The 1984 standard was not an air bag mandate. The mandate requiring air bags was issued in 1991 by Congress, not by the NHTSA. The Intermodal Surface Transportation Efficiency Act of 1991 directed the agency to require air bags in virtually all cars by the 1997 model year (1 September 1996) and most light trucks by the 1998 model year (1 September 1997). At the time, the mandate was not controversial. The majority votes in both the House and the Senate were overwhelming. Besides, the law required what auto manufacturers were already planning due to very strong market demand.

Kazman believes there is now a strong "public reaction against a rule once deemed reaction-proof." What is the basis of that statement? Despite a prolonged period of overwhelmingly negative media coverage, all recent opinion polls indicate strong public support for air bags, albeit somewhat less than earlier. And when was the automatic crash protection rule "deemed reaction-proof?" That rule was first proposed in the early 1970s, it was on-again, off-again for more than twenty years, and it was not finally issued until 1984. Air bags were not mandated until 1991.

The bottom line is that air bags are saving lives and preventing serious injuries. In the case of serious head injuries, for example, air bags plus belts double the protection afforded by belts alone. Air bags have saved more than seventeen hundred lives, but there are some serious side effects for out-of-position occupants. Federal requirements are changing to allow design improvements that will reduce those problems. And suppliers and automakers are improving air bag design.

Today the safety community and automakers are united in the belief that air bags and lap/shoulder belts, together, provide the most effective crash protection. Increasingly, belts and air bags are being designed to perform together as a system, so that either one alone offers significantly less protection than the combination. If air bags become options, as Kazman desires, the important benefits derived from optimized belt/bag systems would disappear as manufacturers returned to more conventional belt designs.

 

Brian O’Neill
President, Insurance Institute for Highway Safety

 

Bar Fears Alternatives

In his article "Lawyer Fees Too High?" (last issue) George Leef incisively demands revocation of unauthorized practice of law (UPL) statutes in the states and cites the arguments for it, some of which go back for decades.
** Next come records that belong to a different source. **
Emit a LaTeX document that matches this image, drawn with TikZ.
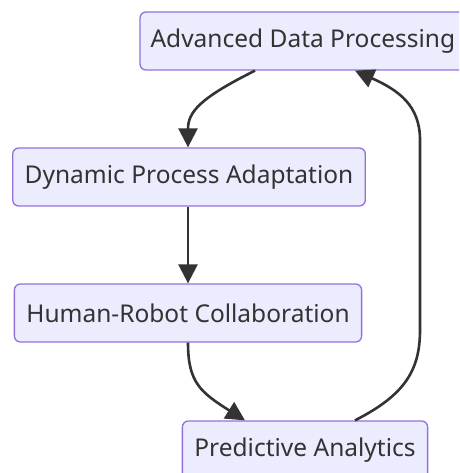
\documentclass[tikz,border=0pt]{standalone}
\usepackage{fontspec}
\setmainfont{Noto Sans}
\usetikzlibrary{arrows.meta,calc}
\definecolor{boxfill}{HTML}{ECECFF}
\definecolor{boxline}{HTML}{9370DB}
\definecolor{ink}{HTML}{333333}
\tikzset{
  boxfont/.style={font=\fontsize{24.5}{29}\selectfont},
  procbox/.style={draw=boxline, fill=boxfill, line width=1.3pt, rounded corners=6pt,
    minimum height=58pt, inner xsep=12pt, text=ink, boxfont},
  flow/.style={draw=ink, line width=2.6pt,
    -{Triangle[length=19pt,width=19pt]}}
}
\begin{document}
\begin{tikzpicture}[x=1pt,y=-1pt]
  \useasboundingbox (0,0) rectangle (459,473);
  \clip (0,0) rectangle (459,473);
  % top box runs past the right edge of the page
  \node[procbox, minimum width=346pt] (adp) at (313,41) {};
  \node[text=ink, boxfont, inner sep=0pt, anchor=west] (adpt) at ([xshift=11pt]adp.west) {Advanced Data Processing};
  \node[procbox] (dpa) at (189,177) {Dynamic Process Adaptation};
  \node[procbox] (hrc) at (188,313) {Human-Robot Collaboration};
  \node[procbox] (pa)  at (305,450) {Predictive Analytics};

  \draw[flow] ([xshift=-58pt]adp.south) .. controls (200,98) and (188,112) .. ([xshift=-1pt]dpa.north);
  \draw[flow] ([xshift=-1pt]dpa.south) -- (hrc.north);
  \draw[flow] (hrc.south) .. controls (188,382) and (200,392) .. ([xshift=-60pt]pa.north);
  \draw[flow] ([xshift=50pt]pa.north) .. controls (405,395) and (420,370) .. (420,330)
     -- (420,140) .. controls (420,105) and (398,90) .. ([xshift=42pt]adp.south);
\end{tikzpicture}
\end{document}
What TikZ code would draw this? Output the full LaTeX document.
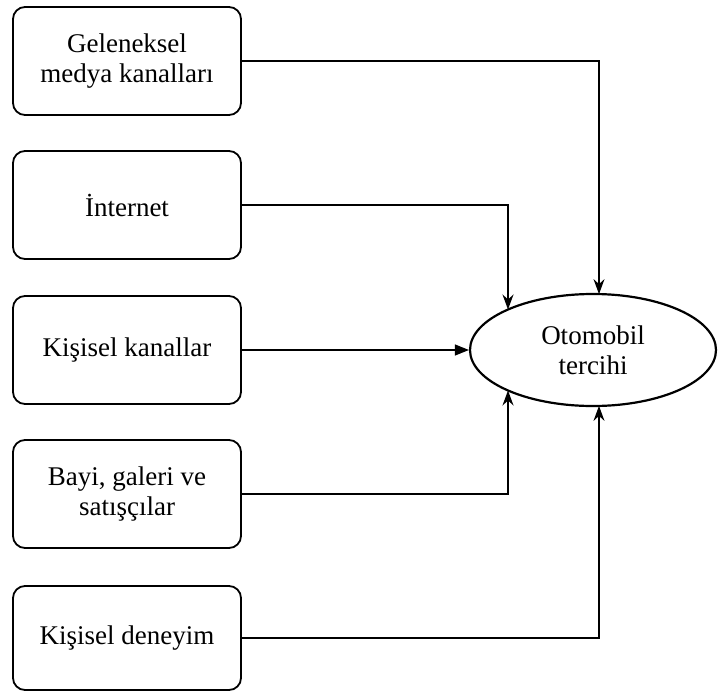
\documentclass[tikz,border=0pt]{standalone}
\usepackage{fontspec}
\setmainfont{Liberation Serif}
\usetikzlibrary{shapes.geometric,arrows.meta}
\tikzset{
	kanal/.style={draw,line width=1.8pt,rounded corners=12pt,minimum width=228pt,minimum height=108pt,align=center,font=\fontsize{27}{30}\selectfont},
	tercih/.style={draw,ellipse,line width=2.2pt,minimum width=246pt,minimum height=112pt,inner sep=0pt,align=center,font=\fontsize{27}{30}\selectfont},
	okA/.style={line width=1.3pt,-{Stealth[length=15pt,width=11pt,inset=5pt]}},
	okB/.style={line width=1.3pt,-{Triangle[length=14pt,width=11pt]}}
}
\begin{document}
\begin{tikzpicture}[x=1pt,y=-1pt]
					\useasboundingbox (0,0) rectangle (718,693);
					\node[kanal] (gel) at (127,61){Geleneksel\\medya kanalları};
					\node[kanal] (int) at (127,205){İnternet};
					\node[kanal] (kis) at (127,350){Kişisel kanallar};
					\node[kanal] (bay) at (127,494){Bayi, galeri ve\\satışçılar};
					\node[kanal,minimum height=104pt] (den) at (127,638){Kişisel deneyim};
					
					\node[tercih] (oto) at (593,350){Otomobil\\tercihi};
					
					% ellipse border points
					\coordinate (ust1) at (599,294.1);
					\coordinate (ust2) at (508,309.5);
					\coordinate (alt2) at (508,390.5);
					\coordinate (alt1) at (599,405.9);
					
					\draw[okA](gel.east)-|(ust1);
					\draw[okA](int.east)-|(ust2);
					\draw[okB](kis.east)--(oto.west);
					\draw[okA](bay.east)-|(alt2);
					\draw[okA](den.east)-|(alt1);
				\end{tikzpicture}
\end{document}
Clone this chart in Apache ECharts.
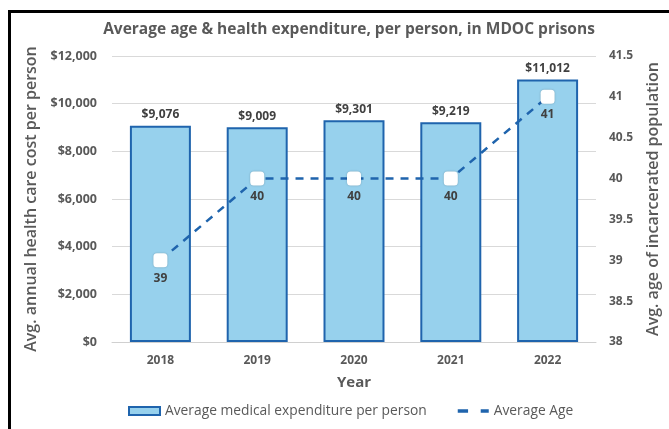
<!DOCTYPE html>
<html><head><meta charset="utf-8">
<script src="https://cdn.jsdelivr.net/npm/echarts@6/dist/echarts.min.js"></script>
<style>html,body{margin:0;padding:0;background:#fff}#c{width:669px;height:429px}</style>
</head><body><div id="c"></div>
<script>
const years = ['2018','2019','2020','2021','2022'];
const expenditure = [9076, 9009, 9301, 9219, 11012];
const avgAge = [39, 40, 40, 40, 41];
const leftTicks = [0, 12000, 2000];
const rightTicks = [38, 41.5, 0.5];

const FONT = 'Open Sans';
const GREY = '#595959';
const BLUE = '#1f64ad';
const chart = echarts.init(document.getElementById('c'), null, {renderer:'canvas'});
chart.setOption({
  animation: false,
  textStyle: {fontFamily: FONT},
  title: {text: 'Average age & health expenditure, per person, in MDOC prisons', left: 344, top: 17, textAlign: 'center',
    textStyle: {fontFamily: FONT, fontSize: 15.5, fontWeight: 'bold', color: GREY}},
  graphic: [{type:'rect', shape:{x:9.5, y:11.5, width:800, height:600}, style:{fill:'none', stroke:'#000', lineWidth:3}, silent:true}],
  grid: {left: 112, right: 68, top: 56, bottom: 87},
  legend: {bottom: 6, left: 123, itemWidth: 31, itemHeight: 8, itemGap: 31,
    textStyle: {fontFamily: FONT, fontSize: 13.8, color: GREY},
    data: [
      {name: 'Average medical expenditure per person', icon: 'rect'},
      {name: 'Average Age', icon: 'path://M0 0H9V3H0Z M20 0H27V3H20Z', itemStyle: {color: BLUE, borderWidth: 0}}
    ]},
  xAxis: {type: 'category', data: years, name: 'Year', nameLocation: 'middle', nameGap: 33,
    nameTextStyle: {fontFamily: FONT, fontSize: 15, fontWeight: 'bold', color: GREY},
    axisLine: {lineStyle: {color: '#d0d0d0', width: 1}}, axisTick: {show: false},
    axisLabel: {fontFamily: FONT, fontSize: 12, fontWeight: 'bold', color: GREY, margin: 13}},
  yAxis: [
    {type: 'value', min: leftTicks[0], max: leftTicks[1], interval: leftTicks[2],
     name: 'Avg. annual health care cost per person', nameLocation: 'middle', nameGap: 70,
     nameTextStyle: {fontFamily: FONT, fontSize: 16, fontWeight: 600, color: GREY},
     axisLabel: {fontFamily: FONT, fontSize: 12.5, fontWeight: 'bold', color: GREY, margin: 15,
       formatter: v => '$' + v.toLocaleString('en-US')},
     splitLine: {lineStyle: {color: '#d9d9d9'}}, axisLine: {show: false}, axisTick: {show: false}},
    {type: 'value', min: rightTicks[0], max: rightTicks[1], interval: rightTicks[2],
     name: 'Avg. age of incarcerated population', nameLocation: 'middle', nameGap: 49,
     nameTextStyle: {fontFamily: FONT, fontSize: 16, fontWeight: 600, color: GREY},
     axisLabel: {fontFamily: FONT, fontSize: 12, fontWeight: 'bold', color: GREY, margin: 13},
     splitLine: {show: false}, axisLine: {show: false}, axisTick: {show: false}}
  ],
  series: [
    {name: 'Average medical expenditure per person', type: 'bar', data: expenditure, barWidth: '63%',
     itemStyle: {color: '#97d1ed', borderColor: BLUE, borderWidth: 2},
     label: {show: true, position: 'top', distance: 5, fontFamily: FONT, fontSize: 12, fontWeight: 'bold', color: '#404040',
       formatter: p => '$' + p.value.toLocaleString('en-US')}},
    {name: 'Average Age', type: 'line', yAxisIndex: 1, data: avgAge, symbol: 'roundRect', symbolSize: 14,
     itemStyle: {color: '#ffffff', shadowBlur: 2, shadowColor: 'rgba(0,0,0,0.25)'},
     lineStyle: {color: BLUE, width: 2.5, type: [8, 7]},
     label: {show: true, position: 'bottom', distance: 5, fontFamily: FONT, fontSize: 12, fontWeight: 'bold', color: '#404040'}}
  ]
});
</script></body></html>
State Bars are increasing their UPL statute enforcement budgets and boosting efforts to close down Independent Paralegals (IPs) who assist people in simple cases such as wills, guardianship, name change, and bankruptcy.

Millions of people who cannot afford an attorney can proceed on their own if they have basic information, the right forms, and a typing service. Truly helpful IPs explain the legal procedure and the definitions of terms, and they tell the customer what to expect if they have a court appearance (as in divorce or bankruptcy, for example).

That is precisely what UPL statutes prevent. And the Bar invokes those statutes if a paralegal says anything by way of information to the customer.

There are different approaches to ending the UPL monopoly, and some have a better chance than others of getting through state legislators. At HALT we have been working on the topic for years and see at least three choices:

1. Outright revocation of UPL (leaving only the rule that non-lawyers cannot call themselves lawyers). That is the hardest to sell politically, given that on average 35 percent of state legislators are lawyers and the key judiciary committees are usually lawyer-dominated. Besides, lawyers would generate publicity against revocation that could scare the public with horror stories of scams, frauds, and risks. It is, as Leef says, the right thing to do, but in a public battle the Bar has more resources than anyone and they would bring out all their big guns.

2. Redefine "practice of law." Right now, the concept of "practice of law" and "legal advice" are vague. IPs do not know what might be a violation. Interpretations by courts tend to leave little flexibility for IPs. In a Connecticut case, a paralegal who simply took a questionnaire from a customer and returned a computer generated form (using lawyer-designed software) was adjudged to have practiced law through the mere act of handing over the completed document with the implication that it was valid.

Legislators and the public can perceive that people who want to handle their own cases need some information and some help. The notion that the courts can hand a customer detailed instructions describing the process, but that a human non-lawyer cannot verbalize those instructions to those with language or reading problems, is not a convincing proposition.

If the definition of forbidden "legal advice" excluded giving basic information about the law and procedures, it could no longer be applied to those who give basic information about pursuing legal remedies. There are materials available in the form of detailed self-help law books or government publications for all the areas mentioned above in which IPs practice. Yet, IPs are susceptible to UPL statutes if they communicate such information. Legal advice should be limited to applying the rules and procedures to the specific facts of an individual’s case.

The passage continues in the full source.